In the description of the measurement problem, Carroll talks about the major different ways that QM has come to be interpreted: the Copenhagen interpretation championed by Niels Bohr, which states that wave function collapse indeed happens, but the non-measurable states have no real importance and may not even truly exist; the Many Worlds Interpretation, which basically says that every probable outcome results in a branching of the universe; and the hidden-variables interpretation, which states that while we can’t directly measure certain things, they do in fact exist.
I tried slogging through the comments, but what disturbed me was the recurrence of the misconception that consciousness collapses the wave function, when in fact is it physical measurement that collapses the wave function. (According to any of these major interpretations, there is no difference between me opening the box and seeing if the cat is dead or not, or if a robot were to open the box and detect whether the cat was dead or not.

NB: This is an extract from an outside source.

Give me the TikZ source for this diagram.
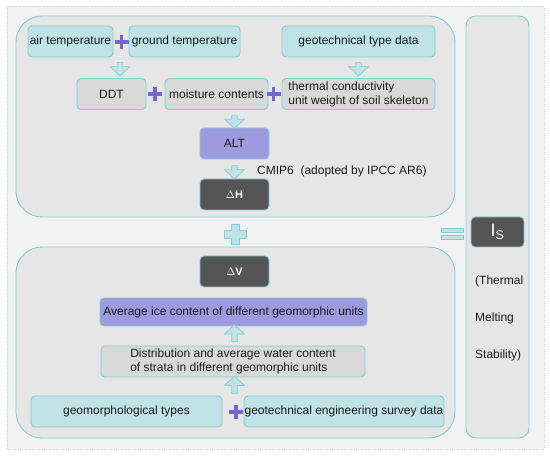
\documentclass[tikz,border=0pt]{standalone}
\usepackage{fontspec}
\setmainfont{Liberation Sans}
\usetikzlibrary{shapes.arrows}

\definecolor{bgcol}{HTML}{F2F2F2}
\definecolor{panelcol}{HTML}{E6E6E6}
\definecolor{edgecol}{HTML}{86CCD0}
\definecolor{cyancol}{HTML}{BFE3E7}
\definecolor{greycol}{HTML}{D9D9D9}
\definecolor{purplecol}{HTML}{9D9AE0}
\definecolor{darkcol}{HTML}{555555}
\definecolor{pluscol}{HTML}{7467D3}

\begin{document}
\begin{tikzpicture}[%
      x=1pt, y=-1pt,
      font=\fontsize{12}{14}\selectfont,
      panel/.style={%
        draw          = edgecol,
        fill          = panelcol,
        line width    = 0.9pt,
        rounded corners = 26pt,
      },
      box/.style={%
        draw          = edgecol,
        line width    = 0.9pt,
        rounded corners = 4pt,
        minimum height = 31pt,
        inner sep     = 0pt,
        align         = center,
        text          = black!90,
      },
      cyanbox/.style={box, fill = cyancol},
      greybox/.style={box, fill = greycol},
      purplebox/.style={box, fill = purplecol},
      darkbox/.style={box, fill = darkcol, text = white,
        font = \fontsize{11}{13}\selectfont\bfseries},
      blockarrow/.style={%
        single arrow,
        draw          = edgecol,
        fill          = cyancol,
        line width    = 0.7pt,
        inner xsep    = 1.5pt,
        inner ysep    = 5pt,
        minimum width = 20pt,
        single arrow head extend = 5pt,
        single arrow tip angle = 95,
      },
      downarrow/.style={blockarrow, shape border rotate = 270,
        minimum height = 13pt},
      uparrow/.style={blockarrow, shape border rotate = 90,
        minimum height = 17pt},
      plusmark/.style={draw = pluscol, line width = 3.6pt},
      sidetext/.style={anchor = west, inner sep = 0pt, text = black!90},
      ]

      % page and panels
      \useasboundingbox (0,0) rectangle (550,457);
      \draw[fill=bgcol, draw=edgecol!60!gray!60, dotted] (7,6) rectangle (544,449);
      \draw[panel] (16,16) rectangle (455,217);
      \draw[panel] (16,247) rectangle (455,438);
      \draw[panel, rounded corners=10pt] (466,16) rectangle (529,438);

      % top panel
      \node[cyanbox, minimum width=85pt] (Air) at (70.5,41.5) {air temperature};
      \node[cyanbox, minimum width=111pt] (Ground) at (184.5,41.5) {ground temperature};
      \node[cyanbox, minimum width=153pt] (Geo-Type) at (358.5,41.5) {geotechnical type data};

      \node[greybox, minimum width=69pt] (DDT) at (111.5,94) {DDT};
      \node[greybox, minimum width=103pt] (Moist) at (216.5,94) {moisture contents};
      \node[greybox, minimum width=153pt, align=left] (Therm) at (358.5,94) {thermal conductivity \\ unit weight of soil skeleton};

      \node[purplebox, minimum width=69pt] (ALT) at (234.5,143.5) {ALT};
      \node[darkbox, minimum width=69pt] (dH) at (234.5,194.5) {$\Delta$H};
      \node[sidetext] (CMIP) at (257,171) {CMIP6~~(adopted by IPCC AR6)};

      % bottom panel
      \node[darkbox, minimum width=69pt] (dV) at (234.5,271.5) {$\Delta$V};
      \node[purplebox, minimum width=267pt, minimum height=28pt] (Ice) at (233.5,312) {Average ice content of different geomorphic units};
      \node[greybox, minimum width=264pt, align=left] (Strata) at (233,361.5) {Distribution and average water content \\ of strata in different geomorphic units};
      \node[cyanbox, minimum width=191pt] (Geomorph) at (126.5,411.5) {geomorphological types};
      \node[cyanbox, minimum width=200pt] (Survey) at (344,411.5) {geotechnical engineering survey data};

      % right panel
      \node[box, fill=darkcol, text=white, minimum width=53pt, minimum height=30pt,
        font=\fontsize{18}{20}\selectfont] (Is) at (497.5,232) {I\textsubscript{S}};
      \node[sidetext] (Thermal) at (475,281) {(Thermal};
      \node[sidetext] (Melting) at (475,318) {Melting};
      \node[sidetext] (Stab) at (475,355) {Stability)};

      % arrows
      \node[downarrow] (A1) at (120,68) {};
      \node[downarrow] (A2) at (358.5,68) {};
      \node[downarrow] (A3) at (234.5,120.5) {};
      \node[downarrow] (A4) at (234.5,171) {};
      \node[uparrow] (A5) at (234.5,334.5) {};
      \node[uparrow] (A6) at (234.5,386) {};

      % plus signs
      \foreach \px/\py in {121.5/42, 155/94, 273.5/94, 236/412} {
        \draw[plusmark] (\px-7,\py) -- (\px+7,\py);
        \draw[plusmark] (\px,\py-7) -- (\px,\py+7);
      }

      % cross and equals between panels
      \draw[draw=edgecol, fill=cyancol, line width=0.7pt]
        (231,224) -- (239,224) -- (239,230) -- (246,230) -- (246,238) -- (239,238)
        -- (239,244) -- (231,244) -- (231,238) -- (224,238) -- (224,230) -- (231,230) -- cycle;
      \draw[draw=edgecol, fill=cyancol, line width=0.7pt] (441,228) rectangle (463,232);
      \draw[draw=edgecol, fill=cyancol, line width=0.7pt] (441,235) rectangle (463,239);

    \end{tikzpicture}
\end{document}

There is no need to invoke the anthropic principle here.)
The main issue I have is that we don’t even really know what Consciousness is. You can’t just wield it around like some magic wand.
Which leads me to yet another book I am reading: I am a Strange Loop by Douglas Hofstadter. So far, I’m getting an idea of what exactly he means by a strange loop. The easier part is simply the recursive nature of consciousness. In computer science terminology, it is a process that basically monitors itself. I haven’t gotten far enough into the book to know, but one of the thoughts that comes to mind is whether or not this process has some causal agency (does my consciousness necessarily allow free-will?) or whether it just happens to be a passenger attached to the actual causal processes that occur subconsciously and are the result of millions of years of evolutionary programming responding to external stimuli, thus giving us the illusion of free-will but never really straying from a deterministic system.

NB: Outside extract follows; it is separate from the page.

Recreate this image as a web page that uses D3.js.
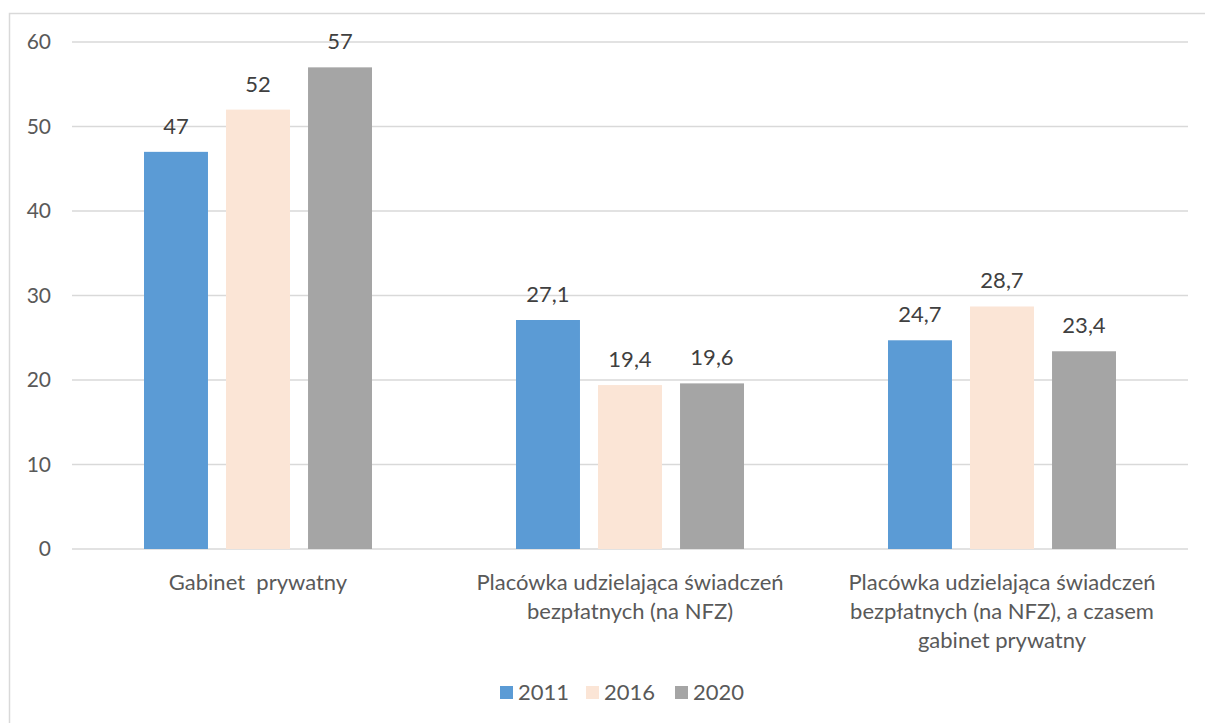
<!DOCTYPE html>
<html><head><meta charset="utf-8">
<script src="https://cdn.jsdelivr.net/npm/d3@7"></script>
<style>body{margin:0;background:#fff;}svg{display:block;font-family:Lato,"Open Sans",sans-serif;}text{white-space:pre;}</style>
</head><body>
<svg id="c" width="1205" height="723"></svg>
<script>
const categories = [
  ["Gabinet  prywatny"],
  ["Placówka udzielająca świadczeń", "bezpłatnych (na NFZ)"],
  ["Placówka udzielająca świadczeń", "bezpłatnych (na NFZ), a czasem", "gabinet prywatny"]
];
const seriesNames = ["2011", "2016", "2020"];
const v2011 = [47, 27.1, 24.7];
const v2016 = [52, 19.4, 28.7];
const v2020 = [57, 19.6, 23.4];
const yTicks = [0, 10, 20, 30, 40, 50, 60];
const colors = ["#5B9BD5", "#FBE5D6", "#A5A5A5"];
const series = [v2011, v2016, v2020];

const svg = d3.select("#c");
svg.append("rect").attr("x", 9.5).attr("y", 13.5).attr("width", 1210).attr("height", 720)
  .attr("fill", "none").attr("stroke", "#D9D9D9").attr("stroke-width", 1.5);

const m = {l: 72, r: 1188, t: 42, b: 549};
const x0 = d3.scaleBand().domain(d3.range(3)).range([m.l, m.r]).paddingInner(0).paddingOuter(0);
const x1 = d3.scaleBand().domain(d3.range(3)).range([72, x0.bandwidth() - 72]).paddingInner(0.22).paddingOuter(0);
const y = d3.scaleLinear().domain([0, 60]).range([m.b, m.t]);

const grid = svg.append("g");
yTicks.forEach(t => {
  grid.append("line").attr("x1", m.l).attr("x2", m.r).attr("y1", y(t)).attr("y2", y(t))
    .attr("stroke", "#D9D9D9").attr("stroke-width", 1.3);
  grid.append("text").attr("x", 51).attr("y", y(t)).attr("dy", "0.35em").attr("text-anchor", "end")
    .attr("fill", "#595959").attr("font-size", 21).text(t);
});

const fmt = v => String(v).replace(".", ",");
series.forEach((vals, si) => {
  vals.forEach((v, ci) => {
    const bx = x0(ci) + x1(si);
    svg.append("rect").attr("x", bx).attr("y", y(v)).attr("width", x1.bandwidth())
      .attr("height", y(0) - y(v)).attr("fill", colors[si]);
    svg.append("text").attr("x", bx + x1.bandwidth() / 2).attr("y", y(v) - 18)
      .attr("text-anchor", "middle").attr("fill", "#404040").attr("font-size", 22).text(fmt(v));
  });
});

categories.forEach((lines, ci) => {
  const t = svg.append("text").attr("text-anchor", "middle").attr("fill", "#595959").attr("font-size", 22);
  lines.forEach((ln, i) => {
    t.append("tspan").attr("x", x0(ci) + x0.bandwidth() / 2).attr("y", 590 + i * 29).text(ln);
  });
});

const lg = svg.append("g");
const lx = [500, 586, 675];
seriesNames.forEach((n, i) => {
  lg.append("rect").attr("x", lx[i]).attr("y", 686).attr("width", 13).attr("height", 13).attr("fill", colors[i]);
  lg.append("text").attr("x", lx[i] + 18).attr("y", 700).attr("fill", "#595959").attr("font-size", 22).text(n);
});
</script>
</body></html>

If we ever figure out what it actually means to be conscious, then we may have a chance at figuring out AI, and maybe even how to interpret QM, but until then, Consciousness in the context of QM has no relevance.

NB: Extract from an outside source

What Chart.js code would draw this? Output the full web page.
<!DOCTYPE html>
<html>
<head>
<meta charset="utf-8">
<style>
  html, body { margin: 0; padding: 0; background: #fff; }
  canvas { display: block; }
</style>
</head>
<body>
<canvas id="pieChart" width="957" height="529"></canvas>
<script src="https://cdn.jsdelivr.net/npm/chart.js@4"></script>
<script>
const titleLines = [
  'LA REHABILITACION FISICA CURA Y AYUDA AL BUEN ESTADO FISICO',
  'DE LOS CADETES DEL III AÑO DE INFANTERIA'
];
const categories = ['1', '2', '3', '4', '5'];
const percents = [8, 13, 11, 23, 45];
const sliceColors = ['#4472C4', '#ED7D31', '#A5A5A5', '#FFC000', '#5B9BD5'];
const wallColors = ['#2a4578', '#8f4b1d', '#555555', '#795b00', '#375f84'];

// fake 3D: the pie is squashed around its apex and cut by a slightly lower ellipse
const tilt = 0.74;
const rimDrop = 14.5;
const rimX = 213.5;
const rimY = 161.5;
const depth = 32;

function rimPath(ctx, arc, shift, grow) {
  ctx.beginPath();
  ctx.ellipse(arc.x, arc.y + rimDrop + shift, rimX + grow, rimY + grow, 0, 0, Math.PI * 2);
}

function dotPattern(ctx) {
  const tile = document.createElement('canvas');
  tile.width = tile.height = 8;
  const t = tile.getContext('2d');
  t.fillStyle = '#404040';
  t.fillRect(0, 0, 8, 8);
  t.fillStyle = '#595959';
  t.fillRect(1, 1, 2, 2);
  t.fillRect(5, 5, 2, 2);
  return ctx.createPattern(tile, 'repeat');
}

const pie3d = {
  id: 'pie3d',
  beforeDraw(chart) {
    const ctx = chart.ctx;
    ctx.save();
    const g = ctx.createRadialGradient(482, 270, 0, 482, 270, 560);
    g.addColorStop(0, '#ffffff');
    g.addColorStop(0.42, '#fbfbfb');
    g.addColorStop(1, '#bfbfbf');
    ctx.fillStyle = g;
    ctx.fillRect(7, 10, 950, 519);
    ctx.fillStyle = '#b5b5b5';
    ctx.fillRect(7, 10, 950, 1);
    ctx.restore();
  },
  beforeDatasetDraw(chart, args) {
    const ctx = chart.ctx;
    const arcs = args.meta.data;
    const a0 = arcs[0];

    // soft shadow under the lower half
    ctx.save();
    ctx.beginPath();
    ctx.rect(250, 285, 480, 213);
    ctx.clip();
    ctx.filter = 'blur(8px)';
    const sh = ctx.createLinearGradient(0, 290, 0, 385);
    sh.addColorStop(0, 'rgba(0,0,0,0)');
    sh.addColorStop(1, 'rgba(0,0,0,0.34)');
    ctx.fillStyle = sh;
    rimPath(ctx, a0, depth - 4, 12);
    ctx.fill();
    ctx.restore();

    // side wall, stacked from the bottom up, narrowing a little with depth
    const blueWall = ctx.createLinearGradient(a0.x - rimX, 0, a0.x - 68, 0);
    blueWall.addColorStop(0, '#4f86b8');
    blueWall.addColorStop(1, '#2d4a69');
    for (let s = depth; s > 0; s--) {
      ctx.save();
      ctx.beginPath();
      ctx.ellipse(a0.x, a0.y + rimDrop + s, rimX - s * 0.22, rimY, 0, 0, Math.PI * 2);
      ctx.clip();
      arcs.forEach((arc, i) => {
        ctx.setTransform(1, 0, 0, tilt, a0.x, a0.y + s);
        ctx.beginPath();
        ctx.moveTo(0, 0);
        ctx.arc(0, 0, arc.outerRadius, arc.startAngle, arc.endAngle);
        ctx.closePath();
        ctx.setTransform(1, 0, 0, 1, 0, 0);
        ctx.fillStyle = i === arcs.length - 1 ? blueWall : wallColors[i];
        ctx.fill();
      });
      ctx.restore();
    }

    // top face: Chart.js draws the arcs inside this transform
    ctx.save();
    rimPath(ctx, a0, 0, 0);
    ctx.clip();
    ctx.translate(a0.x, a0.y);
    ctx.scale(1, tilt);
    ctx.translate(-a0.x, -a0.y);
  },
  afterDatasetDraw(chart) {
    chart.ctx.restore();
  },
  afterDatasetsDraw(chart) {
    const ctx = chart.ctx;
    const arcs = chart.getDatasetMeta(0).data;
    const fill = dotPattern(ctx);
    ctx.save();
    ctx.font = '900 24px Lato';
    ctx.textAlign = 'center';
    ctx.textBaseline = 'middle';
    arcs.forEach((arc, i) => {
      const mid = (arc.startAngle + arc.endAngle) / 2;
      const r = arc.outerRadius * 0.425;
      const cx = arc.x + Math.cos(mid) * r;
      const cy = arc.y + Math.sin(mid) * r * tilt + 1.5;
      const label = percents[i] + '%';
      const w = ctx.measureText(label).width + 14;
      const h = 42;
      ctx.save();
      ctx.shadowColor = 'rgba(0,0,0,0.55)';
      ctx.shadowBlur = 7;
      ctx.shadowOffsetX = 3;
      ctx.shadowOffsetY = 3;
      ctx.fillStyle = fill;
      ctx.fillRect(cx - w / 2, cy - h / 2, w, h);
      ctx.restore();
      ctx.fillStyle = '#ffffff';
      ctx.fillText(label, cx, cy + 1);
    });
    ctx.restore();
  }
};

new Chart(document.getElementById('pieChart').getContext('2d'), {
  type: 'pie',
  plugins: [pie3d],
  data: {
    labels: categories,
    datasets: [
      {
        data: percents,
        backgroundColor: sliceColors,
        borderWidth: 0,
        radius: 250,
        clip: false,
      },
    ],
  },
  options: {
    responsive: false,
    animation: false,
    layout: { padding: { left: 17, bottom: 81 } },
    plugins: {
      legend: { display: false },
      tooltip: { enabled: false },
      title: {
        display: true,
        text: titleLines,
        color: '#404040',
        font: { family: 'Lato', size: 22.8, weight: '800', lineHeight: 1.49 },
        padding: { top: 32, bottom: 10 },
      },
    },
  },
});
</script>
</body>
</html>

Which serendipitously leads me to yet another blog post that manages to encapsulate a lot of my thoughts: Gina Franco (author of reli{e}able signs) excerpts a passage from John Caputo’s description of Jacques Derrida’s thoughts on faith.” Journal for Cultural and Religious Theory vol. 6 no. 1 (December 2004): 6-9.”). Apparently one of the Jesuit priests who taught at my high school had also read Derrida. I will always remember that he told us that faith has nothing to do with certainty, and that certainty in fact eradicates the need for faith.
So we find ourselves perched between a scenario where the only things that are real are the things that you can sense, and a scenario where reality is just whatever you decide to make of it. But if QM and deconstructionism can teach us non-physicists and non-metaphysicists anything, it is the fact that reality typically eschews any black-and-white interpretations. Reality is always somewhere in between whatever we can describe.